## Begin
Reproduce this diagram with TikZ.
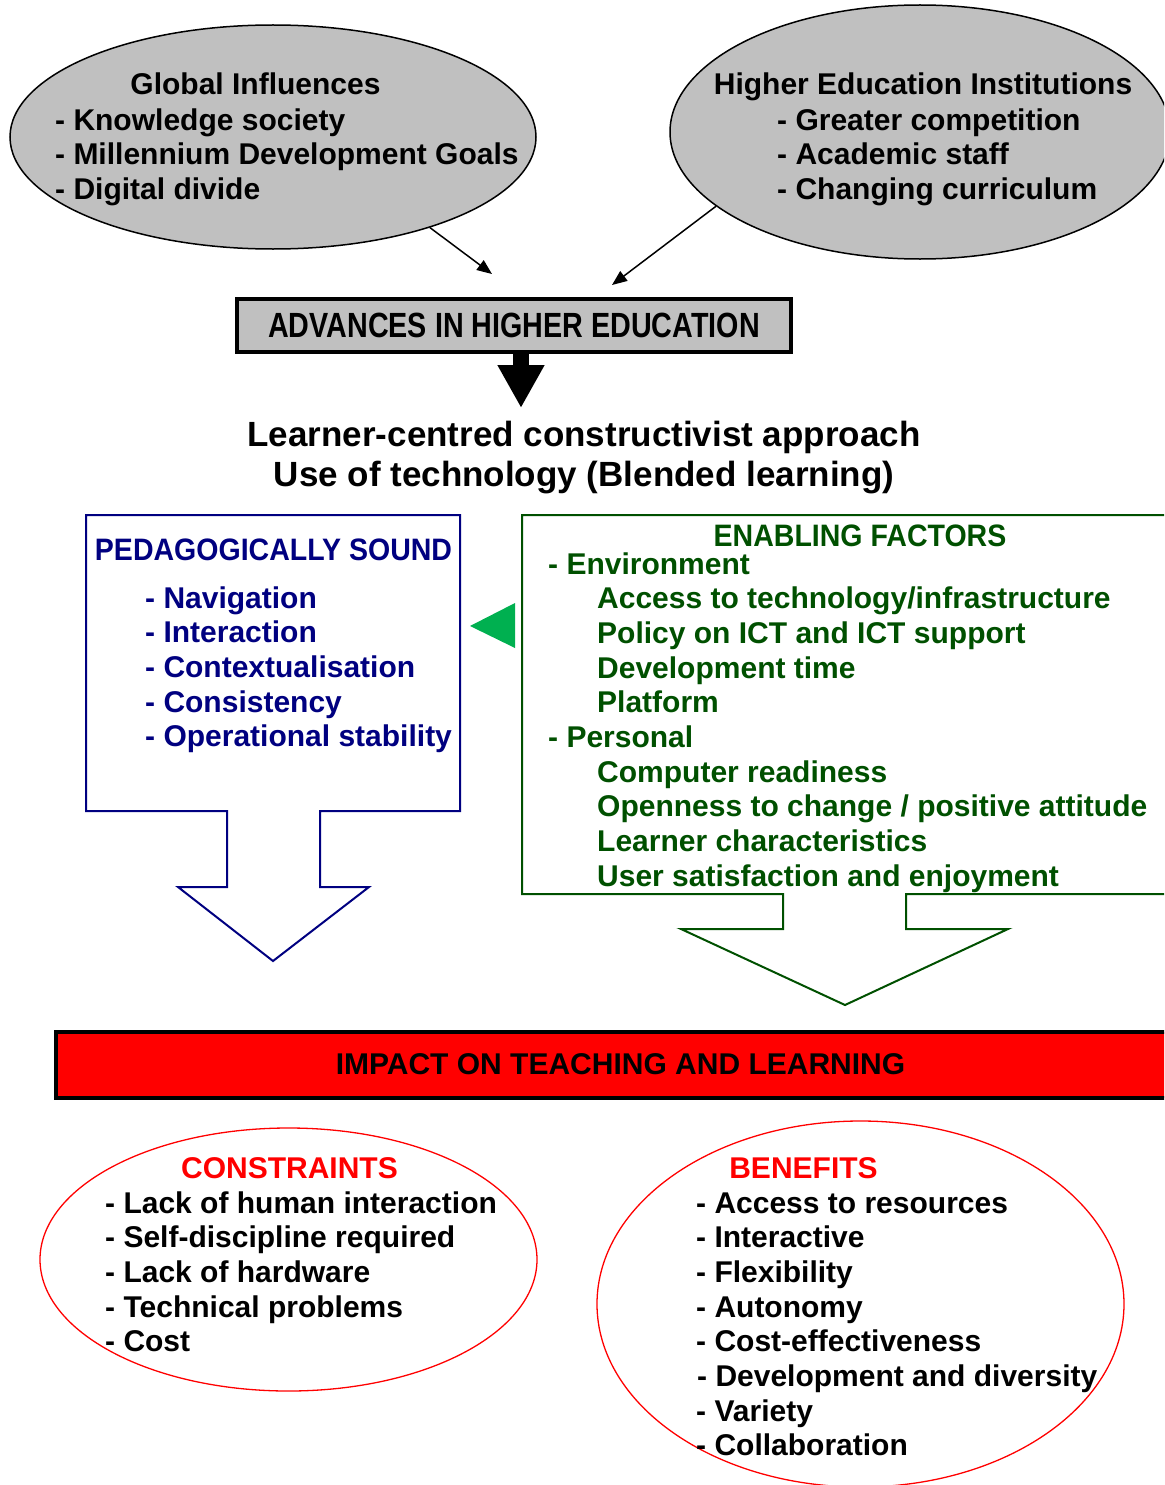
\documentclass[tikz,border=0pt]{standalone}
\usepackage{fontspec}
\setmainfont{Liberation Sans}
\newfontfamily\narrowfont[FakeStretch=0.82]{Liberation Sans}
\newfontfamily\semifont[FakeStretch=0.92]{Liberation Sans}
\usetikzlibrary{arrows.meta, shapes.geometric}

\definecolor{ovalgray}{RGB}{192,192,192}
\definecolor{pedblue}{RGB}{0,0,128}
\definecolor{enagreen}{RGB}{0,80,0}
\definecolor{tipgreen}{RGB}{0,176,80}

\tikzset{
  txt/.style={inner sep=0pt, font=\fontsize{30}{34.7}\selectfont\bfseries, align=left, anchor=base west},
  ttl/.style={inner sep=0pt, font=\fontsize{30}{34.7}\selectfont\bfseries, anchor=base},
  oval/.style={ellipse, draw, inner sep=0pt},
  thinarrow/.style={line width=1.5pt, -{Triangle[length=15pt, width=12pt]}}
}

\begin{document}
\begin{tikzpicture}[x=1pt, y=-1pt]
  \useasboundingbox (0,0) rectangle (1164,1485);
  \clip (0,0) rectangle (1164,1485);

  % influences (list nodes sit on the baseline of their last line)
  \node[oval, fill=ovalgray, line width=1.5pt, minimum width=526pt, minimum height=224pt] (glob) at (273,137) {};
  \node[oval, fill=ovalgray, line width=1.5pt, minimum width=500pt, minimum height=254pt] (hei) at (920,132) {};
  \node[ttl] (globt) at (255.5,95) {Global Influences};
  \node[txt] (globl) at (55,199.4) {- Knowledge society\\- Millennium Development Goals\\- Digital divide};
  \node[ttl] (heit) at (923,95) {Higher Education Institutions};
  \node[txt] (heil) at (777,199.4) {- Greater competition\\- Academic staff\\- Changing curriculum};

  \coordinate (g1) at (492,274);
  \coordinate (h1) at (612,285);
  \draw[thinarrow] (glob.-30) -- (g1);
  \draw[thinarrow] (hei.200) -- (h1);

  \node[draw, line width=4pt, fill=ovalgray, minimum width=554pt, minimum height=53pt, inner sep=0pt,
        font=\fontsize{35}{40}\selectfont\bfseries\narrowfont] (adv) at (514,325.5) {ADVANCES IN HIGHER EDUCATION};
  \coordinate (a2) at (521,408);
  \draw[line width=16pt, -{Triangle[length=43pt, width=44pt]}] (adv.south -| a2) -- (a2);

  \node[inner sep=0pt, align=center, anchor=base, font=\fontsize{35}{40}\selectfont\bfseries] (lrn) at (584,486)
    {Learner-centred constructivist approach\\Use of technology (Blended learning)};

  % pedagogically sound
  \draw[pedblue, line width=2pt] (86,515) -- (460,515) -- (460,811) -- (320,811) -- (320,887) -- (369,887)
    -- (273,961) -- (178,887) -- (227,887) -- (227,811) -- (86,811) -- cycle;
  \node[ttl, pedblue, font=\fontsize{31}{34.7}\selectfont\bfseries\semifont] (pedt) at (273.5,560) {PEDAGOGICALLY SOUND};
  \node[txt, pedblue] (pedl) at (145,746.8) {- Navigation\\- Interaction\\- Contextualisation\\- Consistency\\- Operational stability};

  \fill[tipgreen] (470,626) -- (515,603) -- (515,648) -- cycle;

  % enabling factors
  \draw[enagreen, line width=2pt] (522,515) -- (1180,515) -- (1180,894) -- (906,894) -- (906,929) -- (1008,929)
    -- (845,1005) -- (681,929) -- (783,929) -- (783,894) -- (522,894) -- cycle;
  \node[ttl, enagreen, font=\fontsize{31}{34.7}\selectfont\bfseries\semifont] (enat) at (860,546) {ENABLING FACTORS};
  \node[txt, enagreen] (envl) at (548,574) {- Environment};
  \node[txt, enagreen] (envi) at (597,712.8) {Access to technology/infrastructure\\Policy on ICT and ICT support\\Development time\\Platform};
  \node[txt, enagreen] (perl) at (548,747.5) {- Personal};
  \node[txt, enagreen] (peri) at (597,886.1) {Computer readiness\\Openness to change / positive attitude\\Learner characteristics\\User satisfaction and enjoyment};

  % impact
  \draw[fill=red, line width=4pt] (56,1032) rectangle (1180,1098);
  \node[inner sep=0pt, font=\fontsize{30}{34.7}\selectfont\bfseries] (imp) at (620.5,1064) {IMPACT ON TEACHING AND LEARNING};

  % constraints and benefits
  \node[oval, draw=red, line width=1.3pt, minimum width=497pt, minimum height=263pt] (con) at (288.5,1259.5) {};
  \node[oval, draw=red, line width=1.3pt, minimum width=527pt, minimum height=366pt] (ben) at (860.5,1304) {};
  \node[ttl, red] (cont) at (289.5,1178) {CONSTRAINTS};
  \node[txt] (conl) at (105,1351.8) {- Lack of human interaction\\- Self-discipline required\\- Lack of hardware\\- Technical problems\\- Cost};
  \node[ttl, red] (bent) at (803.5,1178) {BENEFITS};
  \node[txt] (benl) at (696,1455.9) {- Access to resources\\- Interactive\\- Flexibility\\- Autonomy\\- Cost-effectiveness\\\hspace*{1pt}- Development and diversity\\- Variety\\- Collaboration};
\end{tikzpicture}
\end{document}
## End
• [STATED TASK]:
All of the data above should be transcribed verbatim, with pictures omitted.

• [SOLUTION]:
Reproduce this diagram with TikZ.
\documentclass[tikz,border=0pt]{standalone}
\usepackage{fontspec}
\setmainfont{Liberation Sans}
\newfontfamily\narrowfont[FakeStretch=0.82]{Liberation Sans}
\newfontfamily\semifont[FakeStretch=0.92]{Liberation Sans}
\usetikzlibrary{arrows.meta, shapes.geometric}

\definecolor{ovalgray}{RGB}{192,192,192}
\definecolor{pedblue}{RGB}{0,0,128}
\definecolor{enagreen}{RGB}{0,80,0}
\definecolor{tipgreen}{RGB}{0,176,80}

\tikzset{
  txt/.style={inner sep=0pt, font=\fontsize{30}{34.7}\selectfont\bfseries, align=left, anchor=base west},
  ttl/.style={inner sep=0pt, font=\fontsize{30}{34.7}\selectfont\bfseries, anchor=base},
  oval/.style={ellipse, draw, inner sep=0pt},
  thinarrow/.style={line width=1.5pt, -{Triangle[length=15pt, width=12pt]}}
}

\begin{document}
\begin{tikzpicture}[x=1pt, y=-1pt]
  \useasboundingbox (0,0) rectangle (1164,1485);
  \clip (0,0) rectangle (1164,1485);

  % influences (list nodes sit on the baseline of their last line)
  \node[oval, fill=ovalgray, line width=1.5pt, minimum width=526pt, minimum height=224pt] (glob) at (273,137) {};
  \node[oval, fill=ovalgray, line width=1.5pt, minimum width=500pt, minimum height=254pt] (hei) at (920,132) {};
  \node[ttl] (globt) at (255.5,95) {Global Influences};
  \node[txt] (globl) at (55,199.4) {- Knowledge society\\- Millennium Development Goals\\- Digital divide};
  \node[ttl] (heit) at (923,95) {Higher Education Institutions};
  \node[txt] (heil) at (777,199.4) {- Greater competition\\- Academic staff\\- Changing curriculum};

  \coordinate (g1) at (492,274);
  \coordinate (h1) at (612,285);
  \draw[thinarrow] (glob.-30) -- (g1);
  \draw[thinarrow] (hei.200) -- (h1);

  \node[draw, line width=4pt, fill=ovalgray, minimum width=554pt, minimum height=53pt, inner sep=0pt,
        font=\fontsize{35}{40}\selectfont\bfseries\narrowfont] (adv) at (514,325.5) {ADVANCES IN HIGHER EDUCATION};
  \coordinate (a2) at (521,408);
  \draw[line width=16pt, -{Triangle[length=43pt, width=44pt]}] (adv.south -| a2) -- (a2);

  \node[inner sep=0pt, align=center, anchor=base, font=\fontsize{35}{40}\selectfont\bfseries] (lrn) at (584,486)
    {Learner-centred constructivist approach\\Use of technology (Blended learning)};

  % pedagogically sound
  \draw[pedblue, line width=2pt] (86,515) -- (460,515) -- (460,811) -- (320,811) -- (320,887) -- (369,887)
    -- (273,961) -- (178,887) -- (227,887) -- (227,811) -- (86,811) -- cycle;
  \node[ttl, pedblue, font=\fontsize{31}{34.7}\selectfont\bfseries\semifont] (pedt) at (273.5,560) {PEDAGOGICALLY SOUND};
  \node[txt, pedblue] (pedl) at (145,746.8) {- Navigation\\- Interaction\\- Contextualisation\\- Consistency\\- Operational stability};

  \fill[tipgreen] (470,626) -- (515,603) -- (515,648) -- cycle;

  % enabling factors
  \draw[enagreen, line width=2pt] (522,515) -- (1180,515) -- (1180,894) -- (906,894) -- (906,929) -- (1008,929)
    -- (845,1005) -- (681,929) -- (783,929) -- (783,894) -- (522,894) -- cycle;
  \node[ttl, enagreen, font=\fontsize{31}{34.7}\selectfont\bfseries\semifont] (enat) at (860,546) {ENABLING FACTORS};
  \node[txt, enagreen] (envl) at (548,574) {- Environment};
  \node[txt, enagreen] (envi) at (597,712.8) {Access to technology/infrastructure\\Policy on ICT and ICT support\\Development time\\Platform};
  \node[txt, enagreen] (perl) at (548,747.5) {- Personal};
  \node[txt, enagreen] (peri) at (597,886.1) {Computer readiness\\Openness to change / positive attitude\\Learner characteristics\\User satisfaction and enjoyment};

  % impact
  \draw[fill=red, line width=4pt] (56,1032) rectangle (1180,1098);
  \node[inner sep=0pt, font=\fontsize{30}{34.7}\selectfont\bfseries] (imp) at (620.5,1064) {IMPACT ON TEACHING AND LEARNING};

  % constraints and benefits
  \node[oval, draw=red, line width=1.3pt, minimum width=497pt, minimum height=263pt] (con) at (288.5,1259.5) {};
  \node[oval, draw=red, line width=1.3pt, minimum width=527pt, minimum height=366pt] (ben) at (860.5,1304) {};
  \node[ttl, red] (cont) at (289.5,1178) {CONSTRAINTS};
  \node[txt] (conl) at (105,1351.8) {- Lack of human interaction\\- Self-discipline required\\- Lack of hardware\\- Technical problems\\- Cost};
  \node[ttl, red] (bent) at (803.5,1178) {BENEFITS};
  \node[txt] (benl) at (696,1455.9) {- Access to resources\\- Interactive\\- Flexibility\\- Autonomy\\- Cost-effectiveness\\\hspace*{1pt}- Development and diversity\\- Variety\\- Collaboration};
\end{tikzpicture}
\end{document}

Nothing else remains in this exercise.